How to express the answers? Visually of course! Queries should be able to drive the drawing and give us pictures as well good old traditional tables of text and figures.

complexity and where to put it

There seems to be a law of conservation of complexity. You can move it about, hide it in corners but you can’t get rid of it. And I realise that what I’m proposing is complex. But so is the real world we are trying to model. So the question is where do we put the complexity?

For the purpose of designing a model it’s nice to deal directly with objects and their properties and relations. This keeps complexity distributed over the model and local to the objects.

But any programmer will tell you this is hell to debug. Dependencies all over the place can lead to hours of work trying to track down what’s happening. So we need to find the sweet spot. And I think it’s this:

Although you create and edit locally to objects the actual “code” that executes the model should be stored and run from a central place so you can step through and see what’s happening. This also has advantages for delivery. Quite often you want to give a client a snapshot of how your model looks but not the model itself. So having the intelligence outside is handy.

signing off

As the developer of an add-on to Vectorworks, I often feel with connectCAD that I’m struggling to add features that should really be part of the platform. And Vectorworks is one of the better platforms. It already has a lot of advanced features that were in it from the beginning. But linkage and connections are still a tough call.
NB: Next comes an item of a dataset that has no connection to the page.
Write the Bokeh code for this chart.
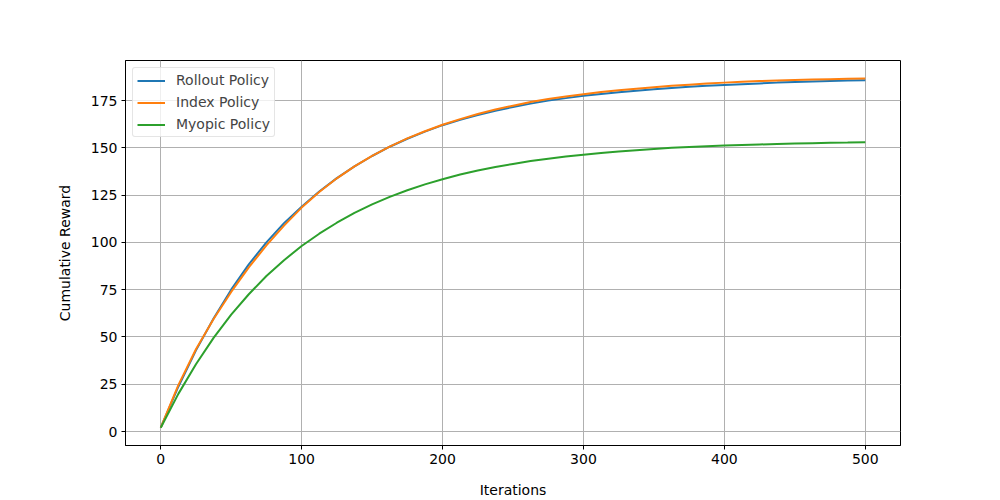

Expressing  frustrations does one good of course. But I also hope that we can move towards a new era of design software where the designer spends less time trying to guess the outcome of  decisions and more time in a genuine interaction with a model.

What is the future?

Just to get away from CAD issues for once… well almost.

The world of broadcast television is headed for a disruption similar to what Skype did to telephony. And it’s all about IP. For years now broadcast technology has been using more and more standard IT infrastructure. As computers have got faster and faster software has become capable of doing the jobs that once needed custom hardware. So now where are we at?

Let’s look at what a TV station does.

We take in content as streams and media files, adjust them to our standards, add branding etc. and create… a stream.

Until now this process involved cumbersome conversions of incoming media into broadcast signal formats (e.g. SDI) to do all the processing and monitoring etc. But we are seeing software products emerging that can take the incoming content as is, and produce a branded stream. That renders existing playout systems obsolete.

So what do you need to do this? Well in terms of hardware basically nothing. You can rent storage and processing power from cloud providers and deliver your stream anywhere on planet Earth. Removing a whole swathe of capital investment from the equation!

For broadcast engineers this means a gradual phasing out of in-house plant. Systems design gets a whole new focus. The hardware element moves out to the design of bulk IT plant, and the workflow aspect becomes an exercise in visualising the flow of content.

Broadcast is not the only area that will be swept up in this revolution. Audio-visual is fast moving towards IP-based systems. Again distribution and routing of AV becomes the province of IP networks. Audio is already there with systems like Dante. Video is coming on fast.

Systems design is not dead. You won’t be able to just hook everything up to a network and hope it will work faultlessly, but the design process will fork into  two-levels: function and implementation. The design of hardware will focus on providing “pipework” of the right size for the anticipated traffic. And function will be abstracted into the configuration of the network. Since the line between configuration and status is a rather blurred we could well be seeing diagrams linked live to the systems they depict and providing control, configuration and status in one go.

All a far cry from the world of patch panels.